**DATA BLOCK**
begin

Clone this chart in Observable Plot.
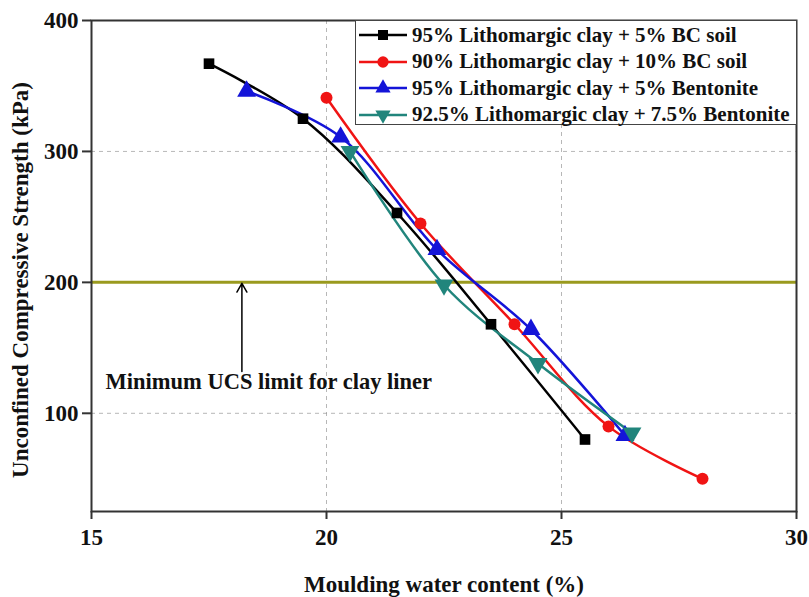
<!DOCTYPE html>
<html><head><meta charset="utf-8">
<script src="https://cdn.jsdelivr.net/npm/d3@7"></script>
<script src="https://cdn.jsdelivr.net/npm/@observablehq/plot@0.6"></script>
<style>
body{margin:0;background:#fff;}
#wrap{position:relative;width:809px;height:597px;font-family:"Liberation Serif","Times New Roman",serif;font-weight:bold;}
#legend{position:absolute;left:355px;top:20px;width:442px;height:105px;border:1.5px solid #444;background:#fff;box-sizing:border-box;padding-top:1px;}
.row{display:flex;align-items:center;height:26.5px;font-size:21px;color:#111;white-space:nowrap;}
.row svg{margin-left:2px;margin-right:4px;}
</style>
</head><body><div id="wrap"></div>
<script>
// ---- data ----
const seriesNames = [
  "95% Lithomargic clay + 5% BC soil",
  "90% Lithomargic clay + 10% BC soil",
  "95% Lithomargic clay + 5% Bentonite",
  "92.5% Lithomargic clay + 7.5% Bentonite"
];
const seriesColors = ["#000000", "#f01414", "#1414d8", "#21857c"];
const seriesSymbols = ["square", "circle", "triangle", "triangle"];
const seriesRotate = [0, 0, 0, 180];

const waterBC5 = [17.5, 19.5, 21.5, 23.5, 25.5];
const ucsBC5 = [367, 325, 253, 168, 80];
const waterBC10 = [20, 22, 24, 26, 28];
const ucsBC10 = [341, 245, 168, 90, 50];
const waterBen5 = [18.3, 20.3, 22.35, 24.35, 26.35];
const ucsBen5 = [346, 311, 225, 164, 83];
const waterBen75 = [20.5, 22.5, 24.5, 26.5];
const ucsBen75 = [300, 198, 138, 85];

const xTicks = [15, 20, 25, 30];
const yTicks = [100, 200, 300, 400];
const xGrid = [20, 25];
const yGrid = [100, 300];
const ucsLimit = 200;
const limitLabel = "Minimum UCS limit for clay liner";
const arrowWater = 18.2;
const arrowFrom = 132;
const labelWater = 15.3;
const labelUcs = 124;
const xLabel = "Moulding water content (%)";
const yLabel = "Unconfined Compressive Strength (kPa)";

// ---- build table ----
const allX = [waterBC5, waterBC10, waterBen5, waterBen75];
const allY = [ucsBC5, ucsBC10, ucsBen5, ucsBen75];
const rows = [];
allX.forEach((xs, i) => xs.forEach((x, j) => rows.push({series: seriesNames[i], idx: i, x, y: allY[i][j]})));

const marks = [
  Plot.gridX(xGrid, {stroke: "#999", strokeOpacity: 0.7, strokeDasharray: "4,4", strokeWidth: 1}),
  Plot.gridY(yGrid, {stroke: "#999", strokeOpacity: 0.7, strokeDasharray: "4,4", strokeWidth: 1}),
  Plot.ruleY([ucsLimit], {stroke: "#9a9a1e", strokeWidth: 3}),
  Plot.arrow([{x: arrowWater, y1: arrowFrom, y2: ucsLimit}], {x1: "x", x2: "x", y1: "y1", y2: "y2", stroke: "#000", strokeWidth: 1.5, headLength: 10, insetEnd: 1}),
  Plot.text([{x: labelWater, y: labelUcs}], {x: "x", y: "y", text: () => limitLabel, textAnchor: "start", fontSize: 22.5, fontWeight: "bold", fill: "#111"}),
];
seriesNames.forEach((name, i) => {
  const d = rows.filter(r => r.idx === i);
  marks.push(Plot.line(d, {x: "x", y: "y", stroke: seriesColors[i], strokeWidth: 2.5, curve: "catmull-rom"}));
});
seriesNames.forEach((name, i) => {
  const d = rows.filter(r => r.idx === i);
  marks.push(Plot.dot(d, {x: "x", y: "y", fill: seriesColors[i], stroke: "none", symbol: seriesSymbols[i], r: i === 0 ? 6 : (i === 1 ? 6 : 7), rotate: seriesRotate[i]}));
});
marks.push(
  Plot.axisX({ticks: xTicks, tickSize: 8, tickPadding: 9, tickFormat: d => d, fontSize: 23, fontWeight: "bold", label: null, stroke: "#333", strokeWidth: 2}),
  Plot.axisY({ticks: yTicks, tickSize: 9, tickPadding: 4, tickFormat: d => d, fontSize: 23, fontWeight: "bold", label: null, stroke: "#333", strokeWidth: 2}),
  Plot.frame({stroke: "#333", strokeWidth: 2}),
  Plot.text([xLabel], {frameAnchor: "bottom", text: d => d, dy: 80, fontSize: 23, fontWeight: "bold", fill: "#111"}),
  Plot.text([yLabel], {frameAnchor: "left", textAnchor: "middle", text: d => d, rotate: -90, dx: -71, dy: 14, fontSize: 23, fontWeight: "bold", fill: "#111"})
);

const chart = Plot.plot({
  width: 809,
  height: 597,
  marginLeft: 91,
  marginRight: 13,
  marginTop: 20,
  marginBottom: 86,
  x: {domain: [15, 30]},
  y: {domain: [25, 400]},
  style: {fontFamily: "'Liberation Serif','Times New Roman',serif", fontWeight: "bold", fontSize: "20px", color: "#111", background: "#fff", overflow: "visible"},
  marks
});
const wrap = document.getElementById("wrap");
wrap.appendChild(chart);

// legend overlay
const leg = document.createElement("div");
leg.id = "legend";
seriesNames.forEach((name, i) => {
  const row = document.createElement("div");
  row.className = "row";
  const ns = "http://www.w3.org/2000/svg";
  const s = document.createElementNS(ns, "svg");
  s.setAttribute("width", 50); s.setAttribute("height", 20);
  const ln = document.createElementNS(ns, "line");
  ln.setAttribute("x1", 1); ln.setAttribute("x2", 49); ln.setAttribute("y1", 10); ln.setAttribute("y2", 10);
  ln.setAttribute("stroke", seriesColors[i]); ln.setAttribute("stroke-width", 2.5);
  s.appendChild(ln);
  const sym = {square: d3.symbolSquare, circle: d3.symbolCircle, triangle: d3.symbolTriangle}[seriesSymbols[i]];
  const p = document.createElementNS(ns, "path");
  p.setAttribute("d", d3.symbol(sym, 100)());
  p.setAttribute("transform", `translate(25,10) rotate(${seriesRotate[i]})`);
  p.setAttribute("fill", seriesColors[i]);
  s.appendChild(p);
  row.appendChild(s);
  const t = document.createElement("span");
  t.textContent = name;
  row.appendChild(t);
  leg.appendChild(row);
});
wrap.appendChild(leg);
</script>
</body></html>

end

**EXERCISE TASK**
Write out the listing above again, exactly, but with no pictures in the copy.

**FINAL RESULT**
Clone this chart in Observable Plot.
<!DOCTYPE html>
<html><head><meta charset="utf-8">
<script src="https://cdn.jsdelivr.net/npm/d3@7"></script>
<script src="https://cdn.jsdelivr.net/npm/@observablehq/plot@0.6"></script>
<style>
body{margin:0;background:#fff;}
#wrap{position:relative;width:809px;height:597px;font-family:"Liberation Serif","Times New Roman",serif;font-weight:bold;}
#legend{position:absolute;left:355px;top:20px;width:442px;height:105px;border:1.5px solid #444;background:#fff;box-sizing:border-box;padding-top:1px;}
.row{display:flex;align-items:center;height:26.5px;font-size:21px;color:#111;white-space:nowrap;}
.row svg{margin-left:2px;margin-right:4px;}
</style>
</head><body><div id="wrap"></div>
<script>
// ---- data ----
const seriesNames = [
  "95% Lithomargic clay + 5% BC soil",
  "90% Lithomargic clay + 10% BC soil",
  "95% Lithomargic clay + 5% Bentonite",
  "92.5% Lithomargic clay + 7.5% Bentonite"
];
const seriesColors = ["#000000", "#f01414", "#1414d8", "#21857c"];
const seriesSymbols = ["square", "circle", "triangle", "triangle"];
const seriesRotate = [0, 0, 0, 180];

const waterBC5 = [17.5, 19.5, 21.5, 23.5, 25.5];
const ucsBC5 = [367, 325, 253, 168, 80];
const waterBC10 = [20, 22, 24, 26, 28];
const ucsBC10 = [341, 245, 168, 90, 50];
const waterBen5 = [18.3, 20.3, 22.35, 24.35, 26.35];
const ucsBen5 = [346, 311, 225, 164, 83];
const waterBen75 = [20.5, 22.5, 24.5, 26.5];
const ucsBen75 = [300, 198, 138, 85];

const xTicks = [15, 20, 25, 30];
const yTicks = [100, 200, 300, 400];
const xGrid = [20, 25];
const yGrid = [100, 300];
const ucsLimit = 200;
const limitLabel = "Minimum UCS limit for clay liner";
const arrowWater = 18.2;
const arrowFrom = 132;
const labelWater = 15.3;
const labelUcs = 124;
const xLabel = "Moulding water content (%)";
const yLabel = "Unconfined Compressive Strength (kPa)";

// ---- build table ----
const allX = [waterBC5, waterBC10, waterBen5, waterBen75];
const allY = [ucsBC5, ucsBC10, ucsBen5, ucsBen75];
const rows = [];
allX.forEach((xs, i) => xs.forEach((x, j) => rows.push({series: seriesNames[i], idx: i, x, y: allY[i][j]})));

const marks = [
  Plot.gridX(xGrid, {stroke: "#999", strokeOpacity: 0.7, strokeDasharray: "4,4", strokeWidth: 1}),
  Plot.gridY(yGrid, {stroke: "#999", strokeOpacity: 0.7, strokeDasharray: "4,4", strokeWidth: 1}),
  Plot.ruleY([ucsLimit], {stroke: "#9a9a1e", strokeWidth: 3}),
  Plot.arrow([{x: arrowWater, y1: arrowFrom, y2: ucsLimit}], {x1: "x", x2: "x", y1: "y1", y2: "y2", stroke: "#000", strokeWidth: 1.5, headLength: 10, insetEnd: 1}),
  Plot.text([{x: labelWater, y: labelUcs}], {x: "x", y: "y", text: () => limitLabel, textAnchor: "start", fontSize: 22.5, fontWeight: "bold", fill: "#111"}),
];
seriesNames.forEach((name, i) => {
  const d = rows.filter(r => r.idx === i);
  marks.push(Plot.line(d, {x: "x", y: "y", stroke: seriesColors[i], strokeWidth: 2.5, curve: "catmull-rom"}));
});
seriesNames.forEach((name, i) => {
  const d = rows.filter(r => r.idx === i);
  marks.push(Plot.dot(d, {x: "x", y: "y", fill: seriesColors[i], stroke: "none", symbol: seriesSymbols[i], r: i === 0 ? 6 : (i === 1 ? 6 : 7), rotate: seriesRotate[i]}));
});
marks.push(
  Plot.axisX({ticks: xTicks, tickSize: 8, tickPadding: 9, tickFormat: d => d, fontSize: 23, fontWeight: "bold", label: null, stroke: "#333", strokeWidth: 2}),
  Plot.axisY({ticks: yTicks, tickSize: 9, tickPadding: 4, tickFormat: d => d, fontSize: 23, fontWeight: "bold", label: null, stroke: "#333", strokeWidth: 2}),
  Plot.frame({stroke: "#333", strokeWidth: 2}),
  Plot.text([xLabel], {frameAnchor: "bottom", text: d => d, dy: 80, fontSize: 23, fontWeight: "bold", fill: "#111"}),
  Plot.text([yLabel], {frameAnchor: "left", textAnchor: "middle", text: d => d, rotate: -90, dx: -71, dy: 14, fontSize: 23, fontWeight: "bold", fill: "#111"})
);

const chart = Plot.plot({
  width: 809,
  height: 597,
  marginLeft: 91,
  marginRight: 13,
  marginTop: 20,
  marginBottom: 86,
  x: {domain: [15, 30]},
  y: {domain: [25, 400]},
  style: {fontFamily: "'Liberation Serif','Times New Roman',serif", fontWeight: "bold", fontSize: "20px", color: "#111", background: "#fff", overflow: "visible"},
  marks
});
const wrap = document.getElementById("wrap");
wrap.appendChild(chart);

// legend overlay
const leg = document.createElement("div");
leg.id = "legend";
seriesNames.forEach((name, i) => {
  const row = document.createElement("div");
  row.className = "row";
  const ns = "http://www.w3.org/2000/svg";
  const s = document.createElementNS(ns, "svg");
  s.setAttribute("width", 50); s.setAttribute("height", 20);
  const ln = document.createElementNS(ns, "line");
  ln.setAttribute("x1", 1); ln.setAttribute("x2", 49); ln.setAttribute("y1", 10); ln.setAttribute("y2", 10);
  ln.setAttribute("stroke", seriesColors[i]); ln.setAttribute("stroke-width", 2.5);
  s.appendChild(ln);
  const sym = {square: d3.symbolSquare, circle: d3.symbolCircle, triangle: d3.symbolTriangle}[seriesSymbols[i]];
  const p = document.createElementNS(ns, "path");
  p.setAttribute("d", d3.symbol(sym, 100)());
  p.setAttribute("transform", `translate(25,10) rotate(${seriesRotate[i]})`);
  p.setAttribute("fill", seriesColors[i]);
  s.appendChild(p);
  row.appendChild(s);
  const t = document.createElement("span");
  t.textContent = name;
  row.appendChild(t);
  leg.appendChild(row);
});
wrap.appendChild(leg);
</script>
</body></html>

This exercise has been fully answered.